-------- RECORDS SHOWN
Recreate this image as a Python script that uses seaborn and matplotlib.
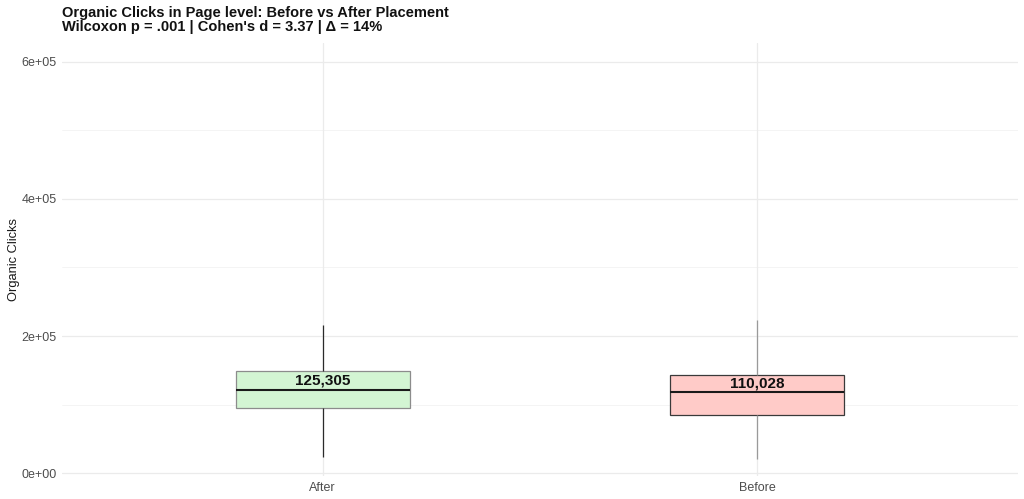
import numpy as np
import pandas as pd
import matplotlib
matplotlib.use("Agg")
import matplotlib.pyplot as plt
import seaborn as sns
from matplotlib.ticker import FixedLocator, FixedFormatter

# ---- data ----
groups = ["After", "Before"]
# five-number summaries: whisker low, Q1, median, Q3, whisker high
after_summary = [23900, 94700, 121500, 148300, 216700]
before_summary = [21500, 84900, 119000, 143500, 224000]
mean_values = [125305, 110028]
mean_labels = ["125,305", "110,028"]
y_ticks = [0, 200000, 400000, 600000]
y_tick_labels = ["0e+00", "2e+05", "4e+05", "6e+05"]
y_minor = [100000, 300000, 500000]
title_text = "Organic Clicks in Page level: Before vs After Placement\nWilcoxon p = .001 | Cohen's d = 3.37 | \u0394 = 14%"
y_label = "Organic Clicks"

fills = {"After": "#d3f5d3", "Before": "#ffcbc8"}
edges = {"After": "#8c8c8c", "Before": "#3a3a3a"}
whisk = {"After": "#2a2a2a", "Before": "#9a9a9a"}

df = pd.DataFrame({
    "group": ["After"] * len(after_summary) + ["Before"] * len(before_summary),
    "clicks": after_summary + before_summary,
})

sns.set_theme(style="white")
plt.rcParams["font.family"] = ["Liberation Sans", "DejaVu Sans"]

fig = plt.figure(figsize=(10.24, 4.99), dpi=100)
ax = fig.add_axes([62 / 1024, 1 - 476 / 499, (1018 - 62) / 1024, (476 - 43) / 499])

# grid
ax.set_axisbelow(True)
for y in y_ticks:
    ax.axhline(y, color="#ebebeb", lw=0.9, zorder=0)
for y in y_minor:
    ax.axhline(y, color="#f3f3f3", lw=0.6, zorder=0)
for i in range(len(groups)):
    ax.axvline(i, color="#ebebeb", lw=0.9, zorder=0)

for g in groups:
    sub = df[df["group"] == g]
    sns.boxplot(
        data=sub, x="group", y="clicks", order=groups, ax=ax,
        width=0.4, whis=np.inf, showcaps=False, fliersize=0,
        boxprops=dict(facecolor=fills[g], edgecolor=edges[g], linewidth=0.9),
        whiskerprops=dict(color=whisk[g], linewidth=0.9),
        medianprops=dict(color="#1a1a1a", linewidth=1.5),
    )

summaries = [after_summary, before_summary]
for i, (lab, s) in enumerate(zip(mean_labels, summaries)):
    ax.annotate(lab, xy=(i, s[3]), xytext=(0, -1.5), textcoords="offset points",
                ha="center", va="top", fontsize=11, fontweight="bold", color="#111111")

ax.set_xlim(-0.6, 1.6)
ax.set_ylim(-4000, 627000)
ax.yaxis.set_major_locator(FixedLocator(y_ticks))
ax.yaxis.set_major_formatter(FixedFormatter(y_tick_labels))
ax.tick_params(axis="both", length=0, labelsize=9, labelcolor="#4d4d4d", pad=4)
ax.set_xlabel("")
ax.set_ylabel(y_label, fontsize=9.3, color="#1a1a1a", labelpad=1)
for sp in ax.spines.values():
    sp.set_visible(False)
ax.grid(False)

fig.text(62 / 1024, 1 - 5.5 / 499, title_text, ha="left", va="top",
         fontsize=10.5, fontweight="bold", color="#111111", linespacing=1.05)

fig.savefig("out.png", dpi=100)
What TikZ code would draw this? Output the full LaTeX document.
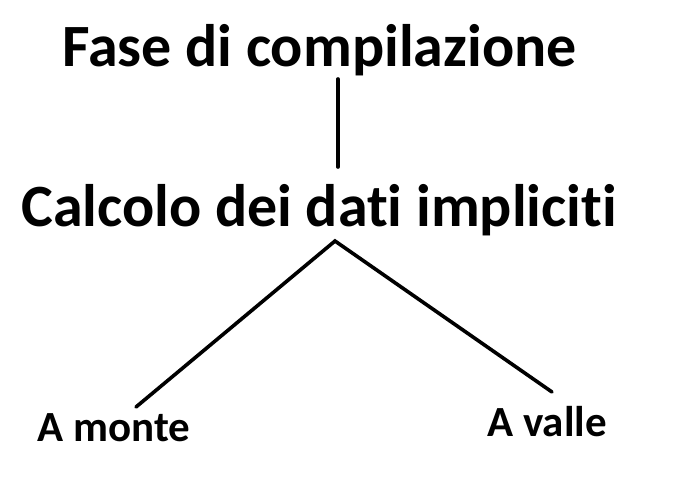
----------------
-------- RECORDS SHOWN
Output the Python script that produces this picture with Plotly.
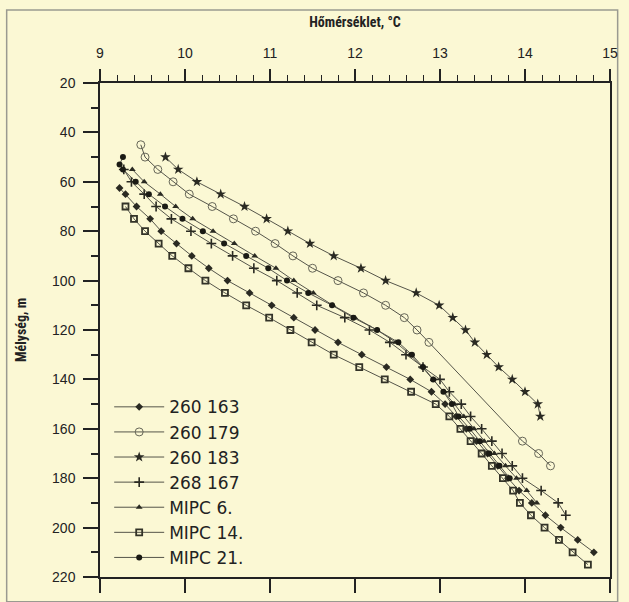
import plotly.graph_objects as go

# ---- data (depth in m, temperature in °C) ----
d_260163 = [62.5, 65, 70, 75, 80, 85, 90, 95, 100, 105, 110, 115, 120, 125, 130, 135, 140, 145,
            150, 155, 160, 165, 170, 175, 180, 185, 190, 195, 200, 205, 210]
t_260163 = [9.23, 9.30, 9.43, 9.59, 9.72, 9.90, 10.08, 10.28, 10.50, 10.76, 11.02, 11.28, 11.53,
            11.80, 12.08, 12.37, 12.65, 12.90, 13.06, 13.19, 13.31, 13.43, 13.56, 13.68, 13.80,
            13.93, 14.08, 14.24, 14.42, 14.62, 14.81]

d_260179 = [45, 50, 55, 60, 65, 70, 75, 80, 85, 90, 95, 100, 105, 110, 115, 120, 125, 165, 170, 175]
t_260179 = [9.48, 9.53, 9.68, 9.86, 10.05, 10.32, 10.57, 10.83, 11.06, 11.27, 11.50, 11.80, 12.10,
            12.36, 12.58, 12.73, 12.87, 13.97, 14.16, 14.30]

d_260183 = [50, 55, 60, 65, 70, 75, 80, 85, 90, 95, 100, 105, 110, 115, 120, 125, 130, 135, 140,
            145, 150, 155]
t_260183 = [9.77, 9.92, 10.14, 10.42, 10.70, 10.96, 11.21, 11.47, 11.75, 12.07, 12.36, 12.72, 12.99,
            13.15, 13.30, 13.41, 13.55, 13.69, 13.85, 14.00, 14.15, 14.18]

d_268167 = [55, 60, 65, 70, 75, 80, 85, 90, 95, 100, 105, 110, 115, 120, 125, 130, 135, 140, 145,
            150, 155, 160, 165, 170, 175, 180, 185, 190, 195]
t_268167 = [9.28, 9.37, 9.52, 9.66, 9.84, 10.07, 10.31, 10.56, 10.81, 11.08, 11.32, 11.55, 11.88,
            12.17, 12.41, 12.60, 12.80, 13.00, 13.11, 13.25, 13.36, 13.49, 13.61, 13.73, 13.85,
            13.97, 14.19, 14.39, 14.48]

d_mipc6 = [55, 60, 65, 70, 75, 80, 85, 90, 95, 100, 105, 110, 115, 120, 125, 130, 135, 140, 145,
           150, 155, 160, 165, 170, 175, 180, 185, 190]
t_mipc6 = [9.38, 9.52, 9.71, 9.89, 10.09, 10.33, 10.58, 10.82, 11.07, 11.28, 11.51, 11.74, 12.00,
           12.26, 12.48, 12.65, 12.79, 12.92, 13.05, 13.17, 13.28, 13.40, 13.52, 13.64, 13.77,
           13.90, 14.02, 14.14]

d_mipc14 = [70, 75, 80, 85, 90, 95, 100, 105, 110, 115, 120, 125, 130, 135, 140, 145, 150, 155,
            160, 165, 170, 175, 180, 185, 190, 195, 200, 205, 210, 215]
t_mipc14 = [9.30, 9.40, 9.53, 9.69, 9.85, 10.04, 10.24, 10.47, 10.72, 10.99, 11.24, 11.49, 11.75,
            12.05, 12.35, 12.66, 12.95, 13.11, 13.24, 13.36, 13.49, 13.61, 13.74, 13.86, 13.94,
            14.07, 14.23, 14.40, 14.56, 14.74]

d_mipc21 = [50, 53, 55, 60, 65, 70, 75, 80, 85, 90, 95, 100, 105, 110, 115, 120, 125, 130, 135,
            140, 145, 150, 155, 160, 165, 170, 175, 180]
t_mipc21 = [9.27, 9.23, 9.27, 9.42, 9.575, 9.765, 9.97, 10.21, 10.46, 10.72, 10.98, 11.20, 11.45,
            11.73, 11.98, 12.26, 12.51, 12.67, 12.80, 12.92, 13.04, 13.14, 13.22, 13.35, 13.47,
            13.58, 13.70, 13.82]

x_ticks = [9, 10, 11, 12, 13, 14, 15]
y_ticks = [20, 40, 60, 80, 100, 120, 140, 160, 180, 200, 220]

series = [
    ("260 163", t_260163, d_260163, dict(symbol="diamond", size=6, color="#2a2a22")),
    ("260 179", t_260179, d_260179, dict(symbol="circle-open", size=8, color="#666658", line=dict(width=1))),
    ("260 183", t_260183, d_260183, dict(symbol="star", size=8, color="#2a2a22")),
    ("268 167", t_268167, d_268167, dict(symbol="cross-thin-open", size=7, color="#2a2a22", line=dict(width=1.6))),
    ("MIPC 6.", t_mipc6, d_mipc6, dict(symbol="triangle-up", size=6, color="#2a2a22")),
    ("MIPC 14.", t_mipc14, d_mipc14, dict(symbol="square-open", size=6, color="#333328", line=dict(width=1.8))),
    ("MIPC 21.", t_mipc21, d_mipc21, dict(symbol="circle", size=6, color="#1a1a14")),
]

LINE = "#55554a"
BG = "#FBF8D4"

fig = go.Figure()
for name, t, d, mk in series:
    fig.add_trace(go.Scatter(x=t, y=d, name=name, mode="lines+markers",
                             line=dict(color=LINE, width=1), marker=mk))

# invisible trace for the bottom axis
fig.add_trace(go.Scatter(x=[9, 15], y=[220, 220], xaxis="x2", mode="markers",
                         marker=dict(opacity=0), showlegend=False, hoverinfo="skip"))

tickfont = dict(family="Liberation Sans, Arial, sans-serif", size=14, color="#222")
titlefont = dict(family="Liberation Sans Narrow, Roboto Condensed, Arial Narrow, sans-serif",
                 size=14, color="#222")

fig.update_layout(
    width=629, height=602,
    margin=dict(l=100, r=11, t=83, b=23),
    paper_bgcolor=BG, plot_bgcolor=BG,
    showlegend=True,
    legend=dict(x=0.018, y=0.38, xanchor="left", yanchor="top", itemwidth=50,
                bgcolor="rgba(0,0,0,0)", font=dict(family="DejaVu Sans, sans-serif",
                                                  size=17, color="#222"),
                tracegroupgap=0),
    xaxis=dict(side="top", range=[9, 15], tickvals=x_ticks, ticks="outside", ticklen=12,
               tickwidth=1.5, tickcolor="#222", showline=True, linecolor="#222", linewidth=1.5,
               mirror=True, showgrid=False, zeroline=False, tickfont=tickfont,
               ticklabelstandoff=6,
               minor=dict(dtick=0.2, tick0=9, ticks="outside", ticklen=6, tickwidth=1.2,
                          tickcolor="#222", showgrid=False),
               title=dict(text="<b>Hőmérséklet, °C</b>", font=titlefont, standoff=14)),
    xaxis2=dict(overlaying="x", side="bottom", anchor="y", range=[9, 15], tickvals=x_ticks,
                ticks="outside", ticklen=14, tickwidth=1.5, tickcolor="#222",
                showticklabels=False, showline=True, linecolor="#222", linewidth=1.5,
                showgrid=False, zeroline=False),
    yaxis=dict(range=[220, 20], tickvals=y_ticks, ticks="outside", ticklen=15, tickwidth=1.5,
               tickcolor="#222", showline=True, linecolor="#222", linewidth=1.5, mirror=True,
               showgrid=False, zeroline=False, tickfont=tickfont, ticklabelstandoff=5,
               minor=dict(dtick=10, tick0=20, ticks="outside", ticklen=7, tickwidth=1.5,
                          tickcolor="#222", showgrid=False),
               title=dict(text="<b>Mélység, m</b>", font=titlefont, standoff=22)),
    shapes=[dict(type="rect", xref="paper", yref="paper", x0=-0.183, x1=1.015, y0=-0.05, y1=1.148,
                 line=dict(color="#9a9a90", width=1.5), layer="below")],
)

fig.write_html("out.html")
----------------
STATED TASK —
Include both the line containing "Recreate this image" and the line containing "from matplotlib.ticker import" when you write out everything between them, exactly. Leave the pictures out.

RESULT —
Recreate this image as a Python script that uses seaborn and matplotlib.
import numpy as np
import pandas as pd
import matplotlib
matplotlib.use("Agg")
import matplotlib.pyplot as plt
import seaborn as sns
from matplotlib.ticker import FixedLocator, FixedFormatter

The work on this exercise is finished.